§ **Task statement**
Leave out all pictures and return, exactly as written, the lines from the line containing "Reproduce this chart" to the line containing "solid_capstyle='round')", both ends kept.

§ **Records provided**
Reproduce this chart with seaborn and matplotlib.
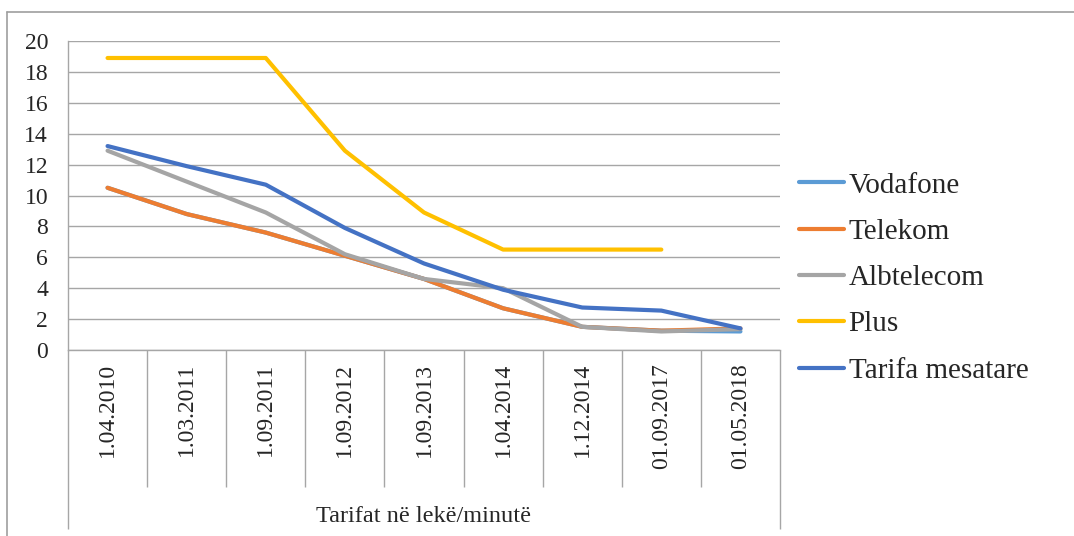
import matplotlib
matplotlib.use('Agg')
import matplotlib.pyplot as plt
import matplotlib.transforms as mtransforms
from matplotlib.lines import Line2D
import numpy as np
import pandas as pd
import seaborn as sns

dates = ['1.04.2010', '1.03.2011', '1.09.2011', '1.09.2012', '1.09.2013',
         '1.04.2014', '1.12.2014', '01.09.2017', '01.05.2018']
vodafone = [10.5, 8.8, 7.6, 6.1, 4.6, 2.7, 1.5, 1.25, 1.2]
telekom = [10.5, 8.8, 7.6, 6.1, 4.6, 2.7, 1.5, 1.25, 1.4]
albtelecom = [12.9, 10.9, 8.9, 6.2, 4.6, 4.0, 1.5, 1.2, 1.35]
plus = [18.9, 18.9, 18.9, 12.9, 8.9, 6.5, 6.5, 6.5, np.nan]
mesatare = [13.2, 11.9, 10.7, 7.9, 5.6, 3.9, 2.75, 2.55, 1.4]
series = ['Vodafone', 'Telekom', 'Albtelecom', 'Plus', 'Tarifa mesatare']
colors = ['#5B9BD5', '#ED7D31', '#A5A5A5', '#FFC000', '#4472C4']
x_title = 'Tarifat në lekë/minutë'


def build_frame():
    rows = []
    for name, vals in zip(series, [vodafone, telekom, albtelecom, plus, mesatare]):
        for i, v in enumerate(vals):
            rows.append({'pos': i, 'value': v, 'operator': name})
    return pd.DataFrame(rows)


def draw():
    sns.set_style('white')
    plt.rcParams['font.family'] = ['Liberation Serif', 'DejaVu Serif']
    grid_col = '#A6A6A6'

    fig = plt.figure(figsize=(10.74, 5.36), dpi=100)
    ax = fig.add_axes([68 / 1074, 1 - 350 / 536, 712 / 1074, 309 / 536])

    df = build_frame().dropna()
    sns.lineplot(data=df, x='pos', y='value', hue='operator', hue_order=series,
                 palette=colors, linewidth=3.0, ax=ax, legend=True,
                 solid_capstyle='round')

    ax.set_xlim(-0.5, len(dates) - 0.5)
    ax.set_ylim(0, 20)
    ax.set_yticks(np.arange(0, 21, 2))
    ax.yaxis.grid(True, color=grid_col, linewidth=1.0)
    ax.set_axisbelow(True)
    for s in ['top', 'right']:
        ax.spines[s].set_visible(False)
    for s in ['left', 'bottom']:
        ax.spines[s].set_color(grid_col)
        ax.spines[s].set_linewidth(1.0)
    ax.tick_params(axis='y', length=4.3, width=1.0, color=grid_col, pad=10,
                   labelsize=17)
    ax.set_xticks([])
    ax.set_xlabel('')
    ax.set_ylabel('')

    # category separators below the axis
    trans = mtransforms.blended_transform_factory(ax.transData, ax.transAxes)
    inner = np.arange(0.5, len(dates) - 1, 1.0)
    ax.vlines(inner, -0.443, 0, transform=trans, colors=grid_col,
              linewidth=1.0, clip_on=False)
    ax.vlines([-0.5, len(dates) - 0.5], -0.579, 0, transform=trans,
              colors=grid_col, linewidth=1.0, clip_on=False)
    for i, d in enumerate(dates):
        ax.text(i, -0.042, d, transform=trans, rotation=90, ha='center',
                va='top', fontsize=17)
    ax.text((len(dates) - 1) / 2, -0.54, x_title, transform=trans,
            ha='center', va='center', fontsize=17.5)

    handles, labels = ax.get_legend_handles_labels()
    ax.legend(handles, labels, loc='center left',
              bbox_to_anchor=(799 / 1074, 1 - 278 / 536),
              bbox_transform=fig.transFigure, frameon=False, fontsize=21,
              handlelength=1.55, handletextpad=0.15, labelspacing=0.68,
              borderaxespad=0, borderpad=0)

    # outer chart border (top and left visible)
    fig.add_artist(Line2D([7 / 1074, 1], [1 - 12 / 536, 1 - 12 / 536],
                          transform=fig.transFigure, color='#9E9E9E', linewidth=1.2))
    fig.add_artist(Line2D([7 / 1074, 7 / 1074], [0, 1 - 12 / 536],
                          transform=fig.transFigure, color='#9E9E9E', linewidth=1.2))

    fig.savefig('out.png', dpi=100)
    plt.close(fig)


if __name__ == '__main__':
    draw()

---

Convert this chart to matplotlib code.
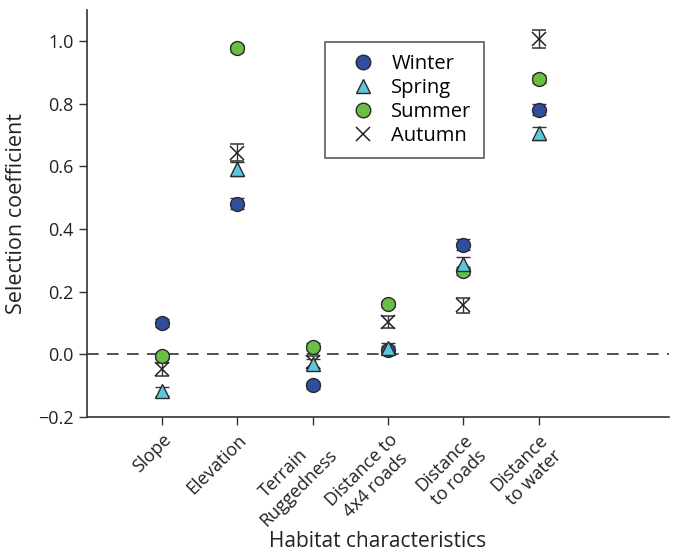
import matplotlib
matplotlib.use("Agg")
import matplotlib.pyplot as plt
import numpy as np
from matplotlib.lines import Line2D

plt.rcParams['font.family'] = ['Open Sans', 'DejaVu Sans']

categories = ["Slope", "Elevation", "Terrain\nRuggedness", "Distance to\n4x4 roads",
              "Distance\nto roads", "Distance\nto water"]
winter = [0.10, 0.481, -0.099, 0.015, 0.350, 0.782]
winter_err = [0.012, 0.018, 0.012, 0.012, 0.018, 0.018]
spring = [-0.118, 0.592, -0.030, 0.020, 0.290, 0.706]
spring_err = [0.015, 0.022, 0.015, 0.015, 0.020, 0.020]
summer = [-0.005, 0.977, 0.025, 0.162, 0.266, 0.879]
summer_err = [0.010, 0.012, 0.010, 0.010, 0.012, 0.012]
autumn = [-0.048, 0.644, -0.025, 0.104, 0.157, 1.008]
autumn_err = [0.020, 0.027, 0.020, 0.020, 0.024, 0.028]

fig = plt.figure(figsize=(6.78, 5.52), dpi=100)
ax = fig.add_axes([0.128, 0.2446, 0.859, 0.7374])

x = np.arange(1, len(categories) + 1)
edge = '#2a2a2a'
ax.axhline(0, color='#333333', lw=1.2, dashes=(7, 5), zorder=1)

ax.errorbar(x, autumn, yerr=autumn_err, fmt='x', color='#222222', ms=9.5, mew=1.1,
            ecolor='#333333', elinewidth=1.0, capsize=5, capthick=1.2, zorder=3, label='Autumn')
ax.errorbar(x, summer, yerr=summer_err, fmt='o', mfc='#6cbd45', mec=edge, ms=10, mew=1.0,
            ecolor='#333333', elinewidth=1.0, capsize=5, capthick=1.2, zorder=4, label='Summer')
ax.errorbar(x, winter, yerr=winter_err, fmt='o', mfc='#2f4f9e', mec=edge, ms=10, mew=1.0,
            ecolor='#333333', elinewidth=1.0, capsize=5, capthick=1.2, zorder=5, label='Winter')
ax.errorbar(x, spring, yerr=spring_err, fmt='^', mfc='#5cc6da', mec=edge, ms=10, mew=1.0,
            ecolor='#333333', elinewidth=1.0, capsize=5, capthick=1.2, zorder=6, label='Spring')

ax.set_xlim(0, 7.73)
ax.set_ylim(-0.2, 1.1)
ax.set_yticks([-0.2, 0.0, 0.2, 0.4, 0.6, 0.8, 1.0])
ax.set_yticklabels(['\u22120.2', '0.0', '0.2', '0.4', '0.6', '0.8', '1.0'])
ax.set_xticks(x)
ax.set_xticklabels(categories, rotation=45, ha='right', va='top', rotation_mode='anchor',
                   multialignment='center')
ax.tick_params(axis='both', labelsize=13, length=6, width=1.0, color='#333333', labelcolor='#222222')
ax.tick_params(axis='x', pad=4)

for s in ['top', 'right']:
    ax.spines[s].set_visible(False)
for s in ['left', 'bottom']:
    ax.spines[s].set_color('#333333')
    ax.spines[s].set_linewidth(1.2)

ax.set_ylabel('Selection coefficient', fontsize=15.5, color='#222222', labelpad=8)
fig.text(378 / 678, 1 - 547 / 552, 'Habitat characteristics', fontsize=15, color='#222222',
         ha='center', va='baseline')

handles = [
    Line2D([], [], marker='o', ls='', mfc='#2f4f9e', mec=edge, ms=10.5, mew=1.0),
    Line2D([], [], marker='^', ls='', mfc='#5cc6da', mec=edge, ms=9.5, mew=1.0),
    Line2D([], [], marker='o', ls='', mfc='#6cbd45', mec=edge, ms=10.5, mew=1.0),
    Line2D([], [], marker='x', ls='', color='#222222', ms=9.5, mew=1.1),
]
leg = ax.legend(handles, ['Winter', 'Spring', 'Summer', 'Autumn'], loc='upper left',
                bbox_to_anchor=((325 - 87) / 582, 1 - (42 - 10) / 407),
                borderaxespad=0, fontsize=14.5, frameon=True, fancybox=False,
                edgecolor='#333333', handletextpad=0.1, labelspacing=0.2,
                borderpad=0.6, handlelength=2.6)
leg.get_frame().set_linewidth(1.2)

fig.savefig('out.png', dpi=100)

§ **Final answer**
Reproduce this chart with seaborn and matplotlib.
import matplotlib
matplotlib.use('Agg')
import matplotlib.pyplot as plt
import matplotlib.transforms as mtransforms
from matplotlib.lines import Line2D
import numpy as np
import pandas as pd
import seaborn as sns

dates = ['1.04.2010', '1.03.2011', '1.09.2011', '1.09.2012', '1.09.2013',
         '1.04.2014', '1.12.2014', '01.09.2017', '01.05.2018']
vodafone = [10.5, 8.8, 7.6, 6.1, 4.6, 2.7, 1.5, 1.25, 1.2]
telekom = [10.5, 8.8, 7.6, 6.1, 4.6, 2.7, 1.5, 1.25, 1.4]
albtelecom = [12.9, 10.9, 8.9, 6.2, 4.6, 4.0, 1.5, 1.2, 1.35]
plus = [18.9, 18.9, 18.9, 12.9, 8.9, 6.5, 6.5, 6.5, np.nan]
mesatare = [13.2, 11.9, 10.7, 7.9, 5.6, 3.9, 2.75, 2.55, 1.4]
series = ['Vodafone', 'Telekom', 'Albtelecom', 'Plus', 'Tarifa mesatare']
colors = ['#5B9BD5', '#ED7D31', '#A5A5A5', '#FFC000', '#4472C4']
x_title = 'Tarifat në lekë/minutë'


def build_frame():
    rows = []
    for name, vals in zip(series, [vodafone, telekom, albtelecom, plus, mesatare]):
        for i, v in enumerate(vals):
            rows.append({'pos': i, 'value': v, 'operator': name})
    return pd.DataFrame(rows)


def draw():
    sns.set_style('white')
    plt.rcParams['font.family'] = ['Liberation Serif', 'DejaVu Serif']
    grid_col = '#A6A6A6'

    fig = plt.figure(figsize=(10.74, 5.36), dpi=100)
    ax = fig.add_axes([68 / 1074, 1 - 350 / 536, 712 / 1074, 309 / 536])

    df = build_frame().dropna()
    sns.lineplot(data=df, x='pos', y='value', hue='operator', hue_order=series,
                 palette=colors, linewidth=3.0, ax=ax, legend=True,
                 solid_capstyle='round')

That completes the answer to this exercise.